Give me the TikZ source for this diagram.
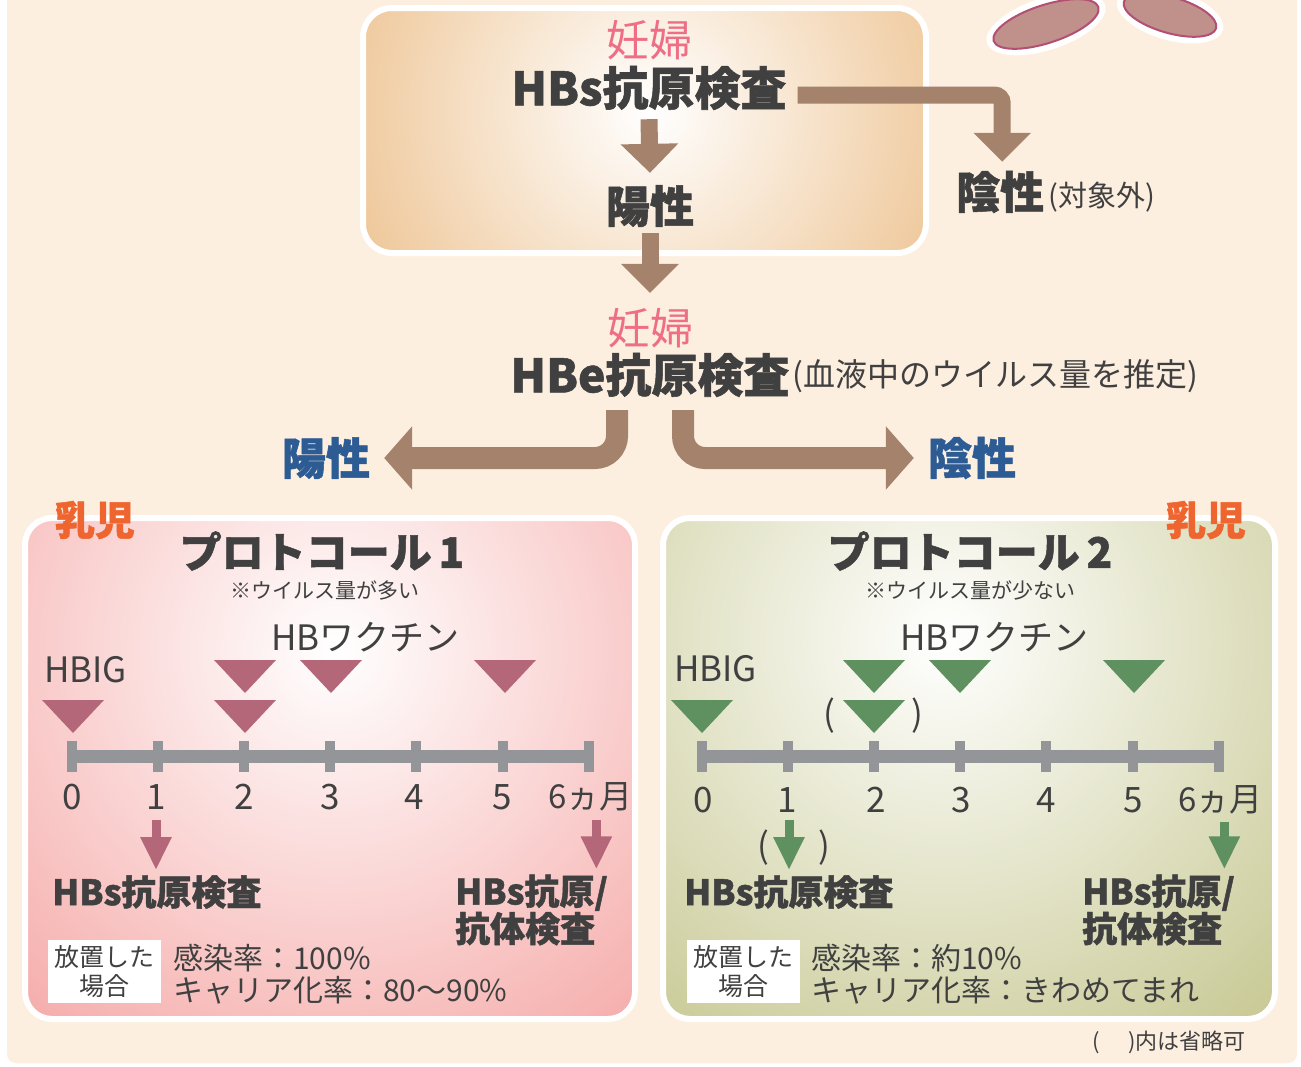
\documentclass[tikz,border=0pt]{standalone}
\usepackage{fontspec}
\setmainfont[BoldFeatures={FakeBold=1.2}]{Noto Sans CJK JP}
\usepackage{xcolor}
\usepackage{tikz}
\usetikzlibrary{arrows.meta}

\definecolor{cream}{HTML}{FDEFE0}
\definecolor{ink}{HTML}{404040}
\definecolor{rosy}{HTML}{EE6E86}
\definecolor{mud}{HTML}{A4826C}
\definecolor{navy}{HTML}{2D5C94}
\definecolor{carrot}{HTML}{EE6530}
\definecolor{boxtan}{HTML}{EEC595}
\definecolor{panelpink}{HTML}{F5ADAB}
\definecolor{panelolive}{HTML}{CACB98}
\definecolor{tripink}{HTML}{B5677A}
\definecolor{trigreen}{HTML}{5E9060}
\definecolor{railgray}{HTML}{939598}
\definecolor{shoe}{HTML}{C0908A}
\definecolor{shoeline}{HTML}{B24F72}

\newcommand\setfs[2]{\fontsize{#1pt}{#2pt}\selectfont}

\begin{document}
\begin{tikzpicture}[x=1pt,y=-1pt,
  every node/.style={inner sep=0pt,text=ink},
  pinkname/.style={text=rosy,font=\setfs{43}{46}},
  headline/.style={font=\setfs{46}{50}\bfseries},
  verdict/.style={font=\setfs{44}{48}\bfseries},
  aside/.style={font=\setfs{29}{32}},
  baby/.style={text=carrot,font=\setfs{40}{44}\bfseries},
  protocol/.style={font=\setfs{42}{46}\bfseries},
  remark/.style={font=\setfs{21}{24}},
  shot/.style={font=\setfs{35}{38}},
  month/.style={font=\setfs{35}{38}},
  exam/.style={font=\setfs{35}{36}\bfseries,align=left},
  untreated/.style={fill=white,minimum width=113pt,minimum height=63pt,align=center,font=\setfs{25}{29}},
  rate/.style={font=\setfs{30}{32},align=left},
  bigarrow/.style={draw=mud,line width=17pt,-{Triangle[width=56pt,length=29pt]}},
  forkarrow/.style={draw=mud,line width=22pt,rounded corners=22pt,-{Triangle[width=62pt,length=28pt]}},
  examarrow/.style={line width=9pt,-{Triangle[width=29pt,length=33pt]}},
  rail/.style={draw=railgray,line width=13pt},
  tick/.style={draw=railgray,line width=10pt}]

\useasboundingbox (0,0) rectangle (1301,1066);
\fill[white] (0,0) rectangle (1301,1066);
\fill[cream,rounded corners=9] (7,-20) rectangle (1297,1063);

% shoes peeking in at the top
\begin{scope}[shift={(1046,24)},rotate=18]
\fill[white] (0,0) ellipse (62 and 26);
\filldraw[fill=shoe,draw=shoeline,line width=2] (0,0) ellipse (55 and 19);
\end{scope}
\begin{scope}[shift={(1170,15)},rotate=-16]
\fill[white] (0,0) ellipse (55 and 25);
\filldraw[fill=shoe,draw=shoeline,line width=2] (0,0) ellipse (48 and 18);
\end{scope}

% mother: HBs antigen
\begin{scope}
\clip[rounded corners=26] (366,11) rectangle (923,250);
\fill[boxtan] (366,11) rectangle (923,250);
\shade[inner color=white,outer color=boxtan] (650,110) circle (330);
\end{scope}
\draw[white,line width=6,rounded corners=29] (363,8) rectangle (926,253);

\node[pinkname] (mom1) at (649,40) {妊婦};
\node[headline] (hbs) at (649,88) {HBs抗原検査};
\node[verdict] (pos) at (650,206) {陽性};
\node[verdict,anchor=west] (neg) at (956,192) {陰性};
\node[aside,anchor=west] (outside) at (1048,197) {(対象外)};
\draw[bigarrow] ([yshift=-9pt]hbs.south) -- ([yshift=12pt]pos.north);
\draw[bigarrow,rounded corners=8] ([xshift=11pt,yshift=-7pt]hbs.east) -| ([xshift=2pt,yshift=9pt]neg.north);

% mother: HBe antigen
\node[pinkname] (mom2) at (650,328) {妊婦};
\node[headline] (hbe) at (650,375) {HBe抗原検査};
\node[aside,font=\setfs{32}{34},anchor=west] (blood) at (792,376) {(血液中のウイルス量を推定)};
\draw[bigarrow] ([yshift=-6pt]pos.south) -- ([yshift=15pt]mom2.north);

\node[verdict,text=navy] (pos1) at (326,458) {陽性};
\node[verdict,text=navy] (neg1) at (972,458) {陰性};
\draw[forkarrow] ([xshift=-33pt,yshift=-13pt]hbe.south) |- ([xshift=14pt]pos1.east);
\draw[forkarrow] ([xshift=33pt,yshift=-13pt]hbe.south) |- ([xshift=-14pt]neg1.west);

% protocol 1
\begin{scope}
\clip[rounded corners=24] (28,521) rectangle (632,1016);
\fill[panelpink] (28,521) rectangle (632,1016);
\shade[inner color=white,outer color=panelpink] (335,650) circle (480);
\end{scope}
\draw[white,line width=6,rounded corners=27] (25,518) rectangle (635,1019);

\node[baby] (baby1) at (95,520) {乳児};
\node[protocol] (proto1) at (322,551) {プロトコール\,1};
\node[remark] (note1) at (325,590) {※ウイルス量が多い};
\node[shot,anchor=west] (vac1) at (271,637) {HBワクチン};
\node[shot,anchor=west] (hbig1) at (44,670) {HBIG};

\fill[tripink] (42,700) -- ++(62,0) -- ++(-31,33) -- cycle;
\fill[tripink] (214,660) -- ++(62,0) -- ++(-31,33) -- cycle;
\fill[tripink] (214,700) -- ++(62,0) -- ++(-31,33) -- cycle;
\fill[tripink] (300,660) -- ++(62,0) -- ++(-31,33) -- cycle;
\fill[tripink] (474,660) -- ++(62,0) -- ++(-31,33) -- cycle;

\draw[rail] (72,756) -- (589,756);
\draw[tick] (72,741) -- (72,772);
\draw[tick] (158,741) -- (158,772);
\draw[tick] (244,741) -- (244,772);
\draw[tick] (330,741) -- (330,772);
\draw[tick] (416,741) -- (416,772);
\draw[tick] (503,741) -- (503,772);
\draw[tick] (589,741) -- (589,772);

\node[month] (a0) at (72,797) {0};
\node[month] (a1) at (156,797) {1};
\node[month] (a2) at (244,797) {2};
\node[month] (a3) at (330,797) {3};
\node[month] (a4) at (414,797) {4};
\node[month] (a5) at (502,797) {5};
\node[month,font=\setfs{33}{36},anchor=west] (a6) at (548,797) {6ヵ月};

\node[exam,anchor=west] (chk1) at (52,892) {HBs抗原検査};
\node[exam,anchor=west] (chk2) at (455,910) {HBs抗原/\\抗体検査};
\draw[examarrow,draw=tripink] ([yshift=-10pt]a1.south) -- ([yshift=5pt]a1.south |- chk1.north);
\draw[examarrow,draw=tripink] ([xshift=6pt,yshift=-8pt]a6.south) -- ([xshift=6pt,yshift=5pt]a6.south |- chk2.north);

\node[untreated] (idle1) at (104.5,971.5) {放置した\\場合};
\node[rate,anchor=west] (rate1) at (173,974) {感染率：100\%\\キャリア化率：80〜90\%};

% protocol 2
\begin{scope}
\clip[rounded corners=24] (666,521) rectangle (1272,1016);
\fill[panelolive] (666,521) rectangle (1272,1016);
\shade[inner color=white,outer color=panelolive] (945,640) circle (480);
\end{scope}
\draw[white,line width=6,rounded corners=27] (663,518) rectangle (1275,1019);

\node[baby] (baby2) at (1206,520) {乳児};
\node[protocol] (proto2) at (970,551) {プロトコール\,2};
\node[remark] (note2) at (970,590) {※ウイルス量が少ない};
\node[shot,anchor=west] (vac2) at (900,637) {HBワクチン};
\node[shot,anchor=west] (hbig2) at (674,669) {HBIG};

\fill[trigreen] (671,700) -- ++(62,0) -- ++(-31,33) -- cycle;
\fill[trigreen] (843,660) -- ++(62,0) -- ++(-31,33) -- cycle;
\fill[trigreen] (843,700) -- ++(62,0) -- ++(-31,33) -- cycle;
\fill[trigreen] (929,660) -- ++(62,0) -- ++(-31,33) -- cycle;
\fill[trigreen] (1103,660) -- ++(62,0) -- ++(-31,33) -- cycle;
\node[month] (lp1) at (829,716) {(};
\node[month] (rp1) at (917,716) {)};

\draw[rail] (702,756) -- (1219,756);
\draw[tick] (702,741) -- (702,772);
\draw[tick] (788,741) -- (788,772);
\draw[tick] (874,741) -- (874,772);
\draw[tick] (960,741) -- (960,772);
\draw[tick] (1046,741) -- (1046,772);
\draw[tick] (1133,741) -- (1133,772);
\draw[tick] (1219,741) -- (1219,772);

\node[month] (b0) at (703,800) {0};
\node[month] (b1) at (787,800) {1};
\node[month] (b2) at (876,800) {2};
\node[month] (b3) at (961,800) {3};
\node[month] (b4) at (1046,800) {4};
\node[month] (b5) at (1133,800) {5};
\node[month,font=\setfs{33}{36},anchor=west] (b6) at (1178,800) {6ヵ月};

\node[exam,anchor=west] (chk3) at (684,892) {HBs抗原検査};
\node[exam,anchor=west] (chk4) at (1082,910) {HBs抗原/\\抗体検査};
\node[month] (lp2) at (763,848) {(};
\node[month] (rp2) at (824,848) {)};
\draw[examarrow,draw=trigreen] ([xshift=2pt,yshift=-7pt]b1.south) -- ([xshift=2pt,yshift=5pt]b1.south |- chk3.north);
\draw[examarrow,draw=trigreen] ([xshift=4pt,yshift=-7pt]b6.south) -- ([xshift=4pt,yshift=5pt]b6.south |- chk4.north);

\node[untreated] (idle2) at (743,971.5) {放置した\\場合};
\node[rate,anchor=west] (rate2) at (811,974) {感染率：約10\%\\キャリア化率：きわめてまれ};

\node[font=\setfs{22}{24},anchor=west] (omit) at (1092,1042) {(\hspace{1.3em})内は省略可};
\end{tikzpicture}
\end{document}
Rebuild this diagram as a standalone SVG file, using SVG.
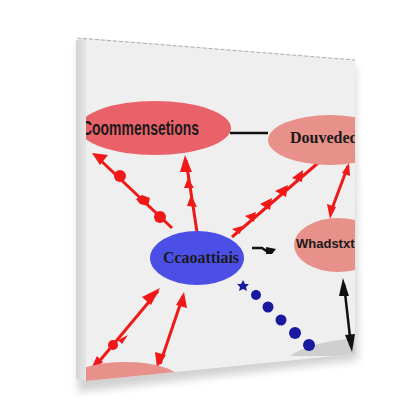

To do >>
Each line that holds the word "standalone" is to be copied.

Response for this exercise >>
\documentclass[tikz,border=0pt]{standalone}
Rebuild this diagram as a standalone SVG file, using SVG.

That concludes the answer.